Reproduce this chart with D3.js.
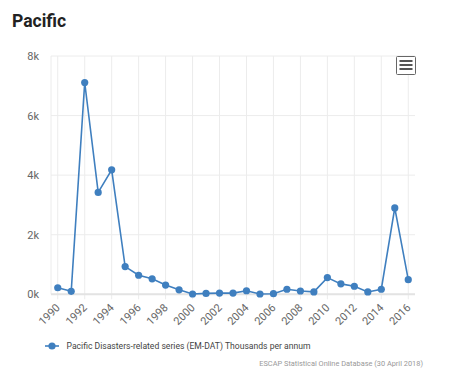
<!DOCTYPE html>
<html><head><meta charset="utf-8">
<script src="https://cdn.jsdelivr.net/npm/d3@7"></script>
<style>body{margin:0;background:#fff;}svg{display:block;font-family:Roboto,"Open Sans",sans-serif;}</style>
</head><body>
<svg id="c" width="469" height="392"></svg>
<script>
const years = [1990,1991,1992,1993,1994,1995,1996,1997,1998,1999,2000,2001,2002,2003,2004,2005,2006,2007,2008,2009,2010,2011,2012,2013,2014,2015,2016];
const values = [220,100,7110,3420,4180,930,640,520,310,150,10,30,40,40,120,10,20,170,110,80,560,350,270,80,170,2900,490];
const xTicks = [1990,1992,1994,1996,1998,2000,2002,2004,2006,2008,2010,2012,2014,2016];
const yTicks = [0,2000,4000,6000,8000];
const seriesName = "Pacific Disasters-related series (EM-DAT) Thousands per annum";
const title = "Pacific";
const credits = "ESCAP Statistical Online Database (30 April 2018)";
const color = "#3f7fbf";

const svg = d3.select("#c");
const L = 51, R = 415, T = 56, B = 294.3;
const x = d3.scaleLinear().domain([1989.5, 2016.5]).range([L, R]);
const y = d3.scaleLinear().domain([0, 8000]).range([B, T]);

svg.append("text").attr("x", 12).attr("y", 27).attr("font-size", 17.5).attr("font-weight", "bold").attr("fill", "#222").text(title);

// horizontal grid
svg.append("g").selectAll("line").data(yTicks).join("line")
  .attr("x1", L).attr("x2", R).attr("y1", d => y(d)).attr("y2", d => y(d))
  .attr("stroke", "#ececec").attr("stroke-width", 1);
// vertical grid
svg.append("g").selectAll("line").data(xTicks).join("line")
  .attr("x1", d => x(d)).attr("x2", d => x(d)).attr("y1", T).attr("y2", B + 5)
  .attr("stroke", "#ececec").attr("stroke-width", 1);
svg.append("line").attr("x1", L).attr("x2", L).attr("y1", T).attr("y2", B).attr("stroke", "#ececec");
// x axis line
svg.append("line").attr("x1", L).attr("x2", R).attr("y1", B).attr("y2", B).attr("stroke", "#e3e3e3").attr("stroke-width", 2);

// y labels
svg.append("g").selectAll("text").data(yTicks).join("text")
  .attr("x", 39).attr("y", d => y(d) + 4).attr("text-anchor", "end")
  .attr("font-size", 11).attr("fill", "#666").text(d => (d / 1000) + "k");
// x labels
svg.append("g").selectAll("text").data(xTicks).join("text")
  .attr("text-anchor", "end").attr("font-size", 11).attr("fill", "#666")
  .attr("transform", d => `translate(${x(d) + 3},${B + 14}) rotate(-45)`).text(d => d);

// line
svg.append("path").datum(years.map((yr, i) => [yr, values[i]]))
  .attr("fill", "none").attr("stroke", color).attr("stroke-width", 1.6)
  .attr("d", d3.line().x(d => x(d[0])).y(d => y(d[1])));
svg.append("g").selectAll("circle").data(years.map((yr, i) => [yr, values[i]])).join("circle")
  .attr("cx", d => x(d[0])).attr("cy", d => y(d[1])).attr("r", 3.6).attr("fill", color);

// menu button
const mb = svg.append("g");
mb.append("rect").attr("x", 396.5).attr("y", 56.5).attr("width", 19).attr("height", 18).attr("rx", 1).attr("fill", "#fff").attr("stroke", "#666").attr("stroke-width", 1);
[61, 65, 69].forEach(yy => mb.append("line").attr("x1", 399.5).attr("x2", 412.5).attr("y1", yy).attr("y2", yy).attr("stroke", "#555").attr("stroke-width", 2));

// legend
svg.append("line").attr("x1", 45).attr("x2", 59).attr("y1", 346).attr("y2", 346).attr("stroke", color).attr("stroke-width", 1.6);
svg.append("circle").attr("cx", 52).attr("cy", 346).attr("r", 3.6).attr("fill", color);
svg.append("text").attr("x", 66.5).attr("y", 349).attr("font-size", 8.6).attr("fill", "#444").text(seriesName);

svg.append("text").attr("x", 423).attr("y", 366).attr("text-anchor", "end").attr("font-size", 7.4).attr("fill", "#999").text(credits);
</script>
</body></html>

━━━━━━━━━━━━━━━━━━━━━━━━━━━━━━

**Your goal**
Working from the material above, transcribe it exactly while omitting pictures.

**The completed task**
Reproduce this chart with D3.js.
<!DOCTYPE html>
<html><head><meta charset="utf-8">
<script src="https://cdn.jsdelivr.net/npm/d3@7"></script>
<style>body{margin:0;background:#fff;}svg{display:block;font-family:Roboto,"Open Sans",sans-serif;}</style>
</head><body>
<svg id="c" width="469" height="392"></svg>
<script>
const years = [1990,1991,1992,1993,1994,1995,1996,1997,1998,1999,2000,2001,2002,2003,2004,2005,2006,2007,2008,2009,2010,2011,2012,2013,2014,2015,2016];
const values = [220,100,7110,3420,4180,930,640,520,310,150,10,30,40,40,120,10,20,170,110,80,560,350,270,80,170,2900,490];
const xTicks = [1990,1992,1994,1996,1998,2000,2002,2004,2006,2008,2010,2012,2014,2016];
const yTicks = [0,2000,4000,6000,8000];
const seriesName = "Pacific Disasters-related series (EM-DAT) Thousands per annum";
const title = "Pacific";
const credits = "ESCAP Statistical Online Database (30 April 2018)";
const color = "#3f7fbf";

const svg = d3.select("#c");
const L = 51, R = 415, T = 56, B = 294.3;
const x = d3.scaleLinear().domain([1989.5, 2016.5]).range([L, R]);
const y = d3.scaleLinear().domain([0, 8000]).range([B, T]);

svg.append("text").attr("x", 12).attr("y", 27).attr("font-size", 17.5).attr("font-weight", "bold").attr("fill", "#222").text(title);

// horizontal grid
svg.append("g").selectAll("line").data(yTicks).join("line")
  .attr("x1", L).attr("x2", R).attr("y1", d => y(d)).attr("y2", d => y(d))
  .attr("stroke", "#ececec").attr("stroke-width", 1);
// vertical grid
svg.append("g").selectAll("line").data(xTicks).join("line")
  .attr("x1", d => x(d)).attr("x2", d => x(d)).attr("y1", T).attr("y2", B + 5)
  .attr("stroke", "#ececec").attr("stroke-width", 1);
svg.append("line").attr("x1", L).attr("x2", L).attr("y1", T).attr("y2", B).attr("stroke", "#ececec");
// x axis line
svg.append("line").attr("x1", L).attr("x2", R).attr("y1", B).attr("y2", B).attr("stroke", "#e3e3e3").attr("stroke-width", 2);

// y labels
svg.append("g").selectAll("text").data(yTicks).join("text")
  .attr("x", 39).attr("y", d => y(d) + 4).attr("text-anchor", "end")
  .attr("font-size", 11).attr("fill", "#666").text(d => (d / 1000) + "k");
// x labels
svg.append("g").selectAll("text").data(xTicks).join("text")
  .attr("text-anchor", "end").attr("font-size", 11).attr("fill", "#666")
  .attr("transform", d => `translate(${x(d) + 3},${B + 14}) rotate(-45)`).text(d => d);

// line
svg.append("path").datum(years.map((yr, i) => [yr, values[i]]))
  .attr("fill", "none").attr("stroke", color).attr("stroke-width", 1.6)
  .attr("d", d3.line().x(d => x(d[0])).y(d => y(d[1])));
svg.append("g").selectAll("circle").data(years.map((yr, i) => [yr, values[i]])).join("circle")
  .attr("cx", d => x(d[0])).attr("cy", d => y(d[1])).attr("r", 3.6).attr("fill", color);

// menu button
const mb = svg.append("g");
mb.append("rect").attr("x", 396.5).attr("y", 56.5).attr("width", 19).attr("height", 18).attr("rx", 1).attr("fill", "#fff").attr("stroke", "#666").attr("stroke-width", 1);
[61, 65, 69].forEach(yy => mb.append("line").attr("x1", 399.5).attr("x2", 412.5).attr("y1", yy).attr("y2", yy).attr("stroke", "#555").attr("stroke-width", 2));

// legend
svg.append("line").attr("x1", 45).attr("x2", 59).attr("y1", 346).attr("y2", 346).attr("stroke", color).attr("stroke-width", 1.6);
svg.append("circle").attr("cx", 52).attr("cy", 346).attr("r", 3.6).attr("fill", color);
svg.append("text").attr("x", 66.5).attr("y", 349).attr("font-size", 8.6).attr("fill", "#444").text(seriesName);

svg.append("text").attr("x", 423).attr("y", 366).attr("text-anchor", "end").attr("font-size", 7.4).attr("fill", "#999").text(credits);
</script>
</body></html>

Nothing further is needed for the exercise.